What is being asked: Quote from the first line below through the line that contains "plt.rcParams['font.family'] = ['Liberation", both included, and leave the pictures out.
_____
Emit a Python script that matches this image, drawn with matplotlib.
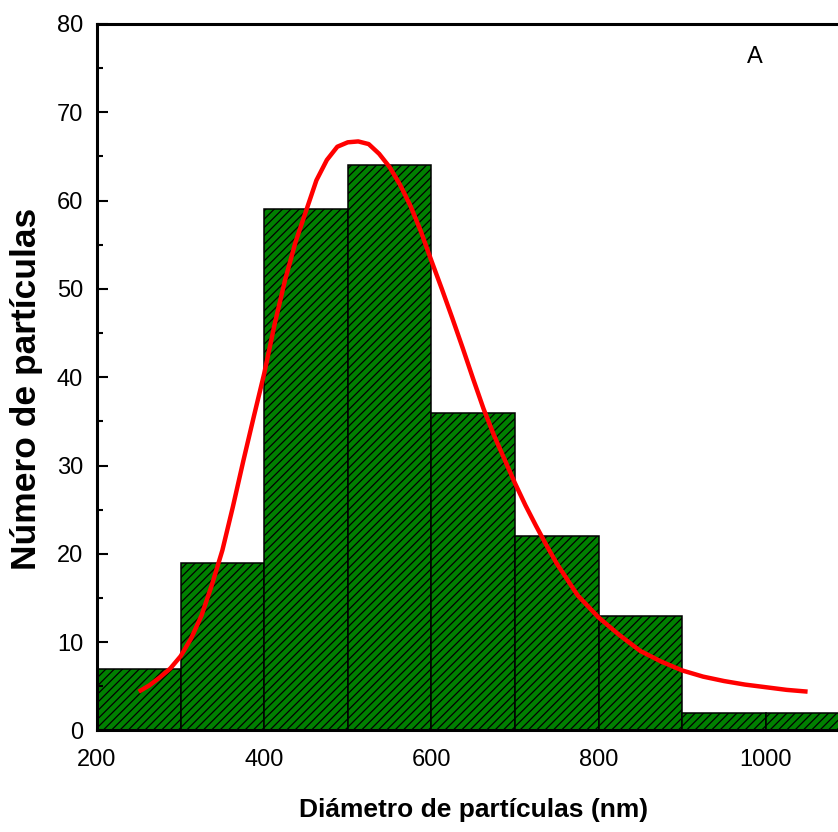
import matplotlib
matplotlib.use('Agg')
import matplotlib.pyplot as plt
from matplotlib.ticker import MultipleLocator

# histograma: bordes izquierdos de cada clase (nm) y conteos
bin_left = [200, 300, 400, 500, 600, 700, 800, 900, 1000]
bin_width = 100
counts = [7, 19, 59, 64, 36, 22, 13, 2, 2]

# curva de ajuste
fit_x = [250, 262.5, 275, 287.5, 300, 312.5, 325, 337.5, 350, 362.5, 375, 387.5,
         400, 412.5, 425, 437.5, 450, 462.5, 475, 487.5, 500, 512.5, 525, 537.5,
         550, 562.5, 575, 587.5, 600, 612.5, 625, 637.5, 650, 662.5, 675, 687.5,
         700, 712.5, 725, 737.5, 750, 775, 800, 825, 850, 875, 900, 925, 950,
         975, 1000, 1025, 1050]
fit_y = [4.4, 5.1, 6.0, 7.0, 8.4, 10.4, 13.0, 16.5, 20.4, 25.3, 30.5, 35.5,
         40.4, 46.0, 51.0, 55.3, 58.8, 62.3, 64.6, 66.1, 66.6, 66.7, 66.4, 65.3,
         63.8, 61.8, 59.4, 56.5, 53.2, 50.0, 46.7, 43.3, 39.8, 36.4, 33.4, 30.7,
         28.0, 25.5, 23.2, 21.0, 18.9, 15.3, 12.8, 10.8, 9.0, 7.8, 6.8, 6.1, 5.6,
         5.2, 4.9, 4.6, 4.4]

plt.rcParams['hatch.linewidth'] = 0.9
plt.rcParams['font.family'] = ['Liberation Sans', 'DejaVu Sans']

fig = plt.figure(figsize=(8.38, 8.32), dpi=100)
ax = fig.add_axes([0.1157, 0.122, 0.8979, 0.8492])

ax.bar(bin_left, counts, width=bin_width, align='edge', color='#008000',
       edgecolor='black', linewidth=1.1, hatch='////', zorder=1)
ax.plot(fit_x, fit_y, color='red', linewidth=3.2, zorder=3,
        solid_joinstyle='round', solid_capstyle='butt')

ax.set_xlim(200, 1100)
ax.set_ylim(0, 80)
ax.xaxis.set_major_locator(MultipleLocator(200))
ax.xaxis.set_minor_locator(MultipleLocator(100))
ax.yaxis.set_major_locator(MultipleLocator(10))
ax.yaxis.set_minor_locator(MultipleLocator(5))

for s in ['left', 'top', 'bottom']:
    ax.spines[s].set_linewidth(2.2)
ax.spines['right'].set_visible(False)

ax.tick_params(which='major', direction='in', length=8, width=1.5, pad=10,
               labelsize=17)
ax.tick_params(which='minor', direction='in', length=4, width=1.5)
ax.tick_params(axis='x', which='both', length=0, pad=13)

ax.set_xlabel('Diámetro de partículas (nm)', fontsize=19,
              fontweight='bold', labelpad=20)
ax.set_ylabel('Número de partículas', fontsize=25.5, fontweight='bold')
ax.yaxis.set_label_coords(-0.072, 0.483)

ax.text(987, 76.3, 'A', fontsize=17, ha='center', va='center')

fig.savefig('out.png', dpi=100)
_____
Task result:
Emit a Python script that matches this image, drawn with matplotlib.
import matplotlib
matplotlib.use('Agg')
import matplotlib.pyplot as plt
from matplotlib.ticker import MultipleLocator

# histograma: bordes izquierdos de cada clase (nm) y conteos
bin_left = [200, 300, 400, 500, 600, 700, 800, 900, 1000]
bin_width = 100
counts = [7, 19, 59, 64, 36, 22, 13, 2, 2]

# curva de ajuste
fit_x = [250, 262.5, 275, 287.5, 300, 312.5, 325, 337.5, 350, 362.5, 375, 387.5,
         400, 412.5, 425, 437.5, 450, 462.5, 475, 487.5, 500, 512.5, 525, 537.5,
         550, 562.5, 575, 587.5, 600, 612.5, 625, 637.5, 650, 662.5, 675, 687.5,
         700, 712.5, 725, 737.5, 750, 775, 800, 825, 850, 875, 900, 925, 950,
         975, 1000, 1025, 1050]
fit_y = [4.4, 5.1, 6.0, 7.0, 8.4, 10.4, 13.0, 16.5, 20.4, 25.3, 30.5, 35.5,
         40.4, 46.0, 51.0, 55.3, 58.8, 62.3, 64.6, 66.1, 66.6, 66.7, 66.4, 65.3,
         63.8, 61.8, 59.4, 56.5, 53.2, 50.0, 46.7, 43.3, 39.8, 36.4, 33.4, 30.7,
         28.0, 25.5, 23.2, 21.0, 18.9, 15.3, 12.8, 10.8, 9.0, 7.8, 6.8, 6.1, 5.6,
         5.2, 4.9, 4.6, 4.4]

plt.rcParams['hatch.linewidth'] = 0.9
plt.rcParams['font.family'] = ['Liberation Sans', 'DejaVu Sans']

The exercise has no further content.